Eugene Tan sieht den Gesetzesentwurf deshalb als eine weitere wichtige Massnahme in der Betrugsbekämpfung.
«Ich sehe es als eine Art Temposchwelle an. Wenn man frontal in einen Betrug hineinfährt, soll einen dieses Gesetz verlangsamen, damit man Zeit zum Nachdenken hat.» Das potenzielle Opfer müsse somit eine Pause einlegen, bevor es Geld überweisen könne. Die Betrüger würden sich dann eher zurückziehen.
Kontosperrung bis zu einem halben Jahr
Wenn eine Bank oder auch Familienmitglieder auf ein potenzielles Betrugsopfer aufmerksam werden, können sie dies bei der Polizei melden. Liegen genügend Beweise für einen Betrug vor, kann die Polizei die Konten des Opfers für 30 Tage sperren – und diese Sperrung bis auf maximal sechs Monate ausweiten.

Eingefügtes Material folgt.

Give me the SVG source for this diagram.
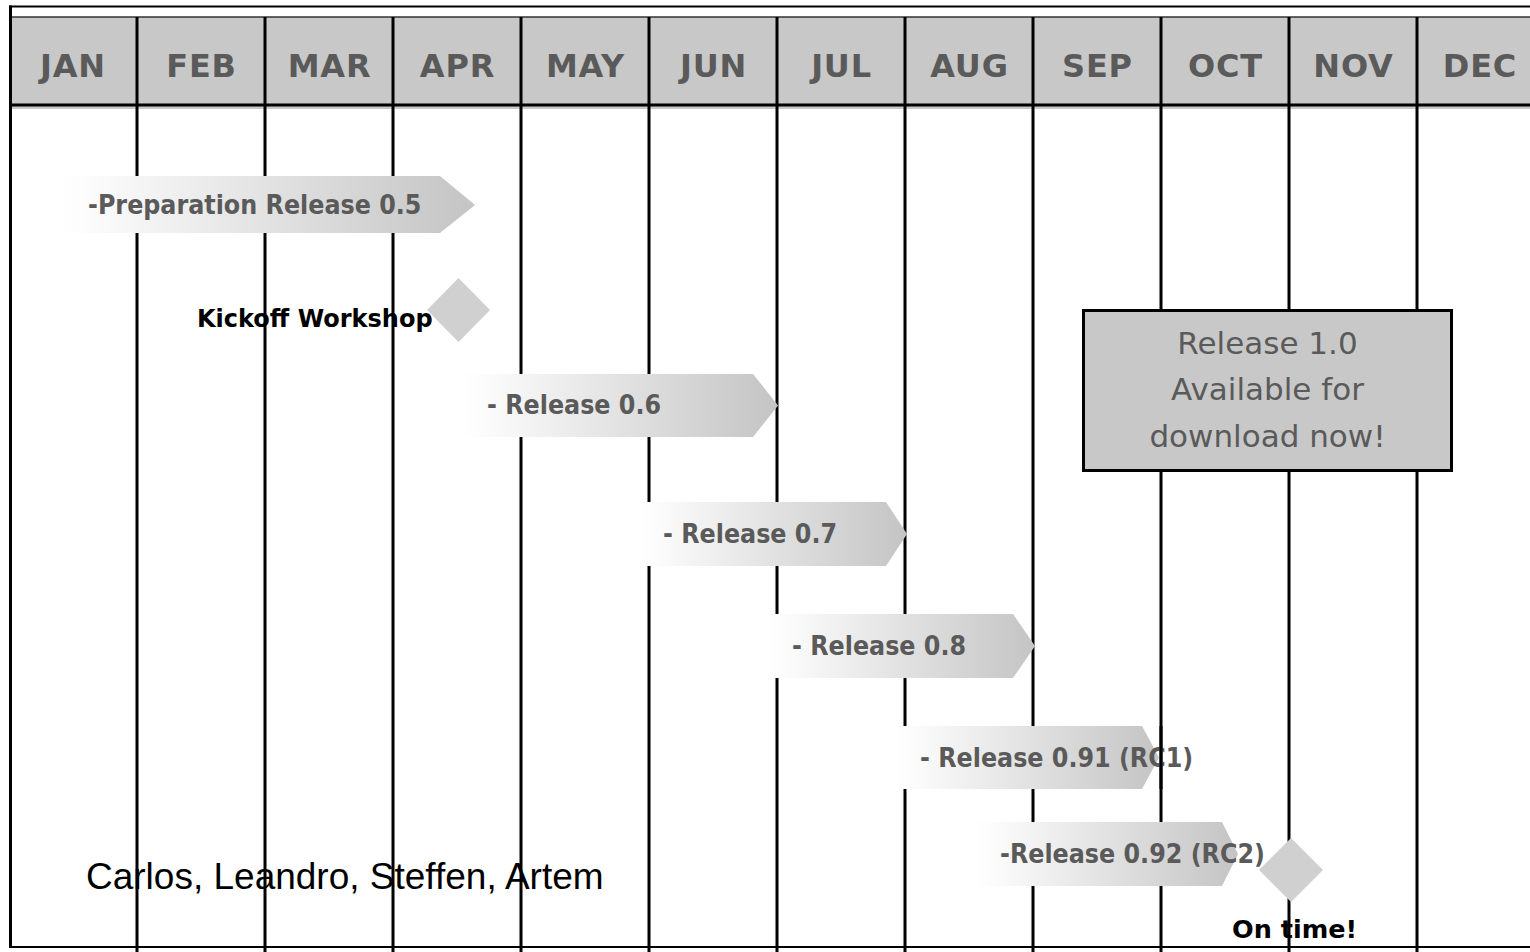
<svg xmlns="http://www.w3.org/2000/svg" width="1530" height="952" viewBox="0 0 1530 952">
  <defs>
    <linearGradient id="fade" x1="0" y1="0" x2="1" y2="0">
      <stop offset="0" stop-color="#ffffff"/>
      <stop offset="0.08" stop-color="#fbfbfb"/>
      <stop offset="1" stop-color="#c4c4c4"/>
    </linearGradient>
    <style>
      .month { font-family: "DejaVu Sans", Verdana, sans-serif; font-weight: bold; font-size: 32px; letter-spacing: 0.8px; fill: #5a5a5a; text-anchor: middle; }
      .grid line { stroke: #000; stroke-width: 3; }
      .bar { fill: url(#fade); }
      .bar-label { font-family: "DejaVu Sans Condensed", "DejaVu Sans", sans-serif; font-stretch: condensed; font-weight: bold; font-size: 26.5px; fill: #5a5a5a; }
      .milestone { fill: #d0d0d0; }
      .note { font-family: "DejaVu Sans", Verdana, sans-serif; font-weight: bold; fill: #000; }
      .box { fill: #c8c8c8; stroke: #000; stroke-width: 3; }
      .box-text { font-family: "DejaVu Sans", Verdana, sans-serif; font-size: 31px; fill: #5a5a5a; text-anchor: middle; }
      .team { font-family: "Liberation Sans", Arial, sans-serif; font-size: 37px; fill: #000; }
    </style>
  </defs>

  <rect x="0" y="0" width="1530" height="952" fill="#ffffff"/>

  <!-- month header band -->
  <g id="header">
    <rect x="10" y="17" width="1520" height="88" fill="#c8c8c8"/>
    <line x1="10" y1="17" x2="1530" y2="17" stroke="#333" stroke-width="1.5"/>
    <line x1="10" y1="107.5" x2="1530" y2="107.5" stroke="#c8c8c8" stroke-width="3"/>
    <text class="month" x="73" y="77">JAN</text>
    <text class="month" x="201.5" y="77">FEB</text>
    <text class="month" x="329.5" y="77">MAR</text>
    <text class="month" x="457.5" y="77">APR</text>
    <text class="month" x="585.5" y="77">MAY</text>
    <text class="month" x="713.5" y="77">JUN</text>
    <text class="month" x="841.5" y="77">JUL</text>
    <text class="month" x="969.5" y="77">AUG</text>
    <text class="month" x="1097.5" y="77">SEP</text>
    <text class="month" x="1225.5" y="77">OCT</text>
    <text class="month" x="1353.5" y="77">NOV</text>
    <text class="month" x="1480" y="77">DEC</text>
  </g>

  <!-- free-standing labels sit under the grid lines -->
  <g id="kickoff-label">
    <text class="note" x="197" y="327" font-size="24">Kickoff Workshop</text>
  </g>
  <g id="on-time-label">
    <text class="note" x="1232" y="938" font-size="25.5">On time!</text>
  </g>
  <g id="team">
    <text class="team" x="86" y="889">Carlos, Leandro, Steffen, Artem</text>
  </g>

  <!-- month separators and frame -->
  <g class="grid" id="grid">
    <line x1="137" y1="17" x2="137" y2="952"/>
    <line x1="265" y1="17" x2="265" y2="952"/>
    <line x1="393" y1="17" x2="393" y2="952"/>
    <line x1="521" y1="17" x2="521" y2="952"/>
    <line x1="649" y1="17" x2="649" y2="952"/>
    <line x1="777" y1="17" x2="777" y2="952"/>
    <line x1="905" y1="17" x2="905" y2="952"/>
    <line x1="1033" y1="17" x2="1033" y2="952"/>
    <line x1="1161" y1="17" x2="1161" y2="952"/>
    <line x1="1289" y1="17" x2="1289" y2="952"/>
    <line x1="1417" y1="17" x2="1417" y2="952"/>
    <line x1="10" y1="105" x2="1530" y2="105"/>
    <line x1="10.5" y1="5.5" x2="10.5" y2="947"/>
    <line x1="9" y1="6.5" x2="1530" y2="6.5" style="stroke-width:2"/>
    <line x1="9" y1="947" x2="1530" y2="947" style="stroke-width:2"/>
  </g>

  <!-- release bars -->
  <g id="bar-05">
    <polygon class="bar" points="62,176 440,176 475,205 440,233 62,233"/>
    <text class="bar-label" x="88" y="214">-Preparation Release 0.5</text>
  </g>
  <g id="bar-06">
    <polygon class="bar" points="462,374 753,374 778,405.5 753,437 462,437"/>
    <text class="bar-label" x="487" y="414">- Release 0.6</text>
  </g>
  <g id="bar-07">
    <polygon class="bar" points="639,502 886,502 907,534 886,566 639,566"/>
    <text class="bar-label" x="663" y="543">- Release 0.7</text>
  </g>
  <g id="bar-08">
    <polygon class="bar" points="767,614 1013,614 1035,646 1013,678 767,678"/>
    <text class="bar-label" x="792" y="655">- Release 0.8</text>
  </g>
  <g id="bar-091">
    <polygon class="bar" points="895,726 1142,726 1159,757.5 1142,789 895,789"/>
    <text class="bar-label" x="920" y="767">- Release 0.91 (RC1)</text>
  </g>
  <g id="bar-092">
    <polygon class="bar" points="975,822 1222,822 1238,854 1222,886 975,886"/>
    <text class="bar-label" x="1000" y="863">-Release 0.92 (RC2)</text>
  </g>

  <!-- the October separator runs over the RC1 label past the bar tip -->
  <line x1="1161" y1="726" x2="1161" y2="789" stroke="#000" stroke-width="3"/>

  <!-- milestones -->
  <g id="kickoff">
    <polygon class="milestone" points="458.5,278 490,310 458.5,342 427,310"/>
  </g>
  <g id="on-time">
    <polygon class="milestone" points="1291,838 1323,870 1291,902 1259,870"/>
  </g>

  <!-- release announcement -->
  <g id="release-10">
    <rect class="box" x="1083.5" y="310.5" width="368" height="160"/>
    <text class="box-text" x="1267.5" y="354">Release 1.0</text>
    <text class="box-text" x="1267.5" y="400">Available for</text>
    <text class="box-text" x="1267.5" y="447">download now!</text>
  </g>
</svg>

Ausgaben, die für den Lebensunterhalt benötigt werden, müssen von der Polizei separat bewilligt werden. Das kommt einer finanziellen Entmündigung gleich.
Wenn man frontal in einen Betrug hineinfährt, soll einen dieses Gesetz verlangsamen, damit man Zeit zum Nachdenken hat.
Er könne nachvollziehen, wenn jemand dies als paternalistisch ansehe, sagt Eugene Tan. Singapur werde manchmal auch als «Nanny-Staat» bezeichnet. Er glaube aber, dass die Massnahmen genau kalibriert seien.
So ist die präventive Sperrung von privaten Konten als letztes Mittel gedacht.
Auch das Umfeld des Opfers ist betroffen
«In Singapur vertritt man die Ansicht, dass der Staat eine Rolle spielt, wenn es darum geht, eine gesellschaftliche Gefahr zu bekämpfen», so Tan weiter. Neben den direkten Opfern habe der Betrug von hohen Summen auch Auswirkungen auf deren Familien.
Noch ist das «Gesetz zum Schutz vor Betrug» nicht beschlossen. Im Januar soll es im Parlament zu einer zweiten Lesung kommen. Da die Regierungspartei die Mehrheit der Sitze im Parlament besitzt, dürfte es verabschiedet werden.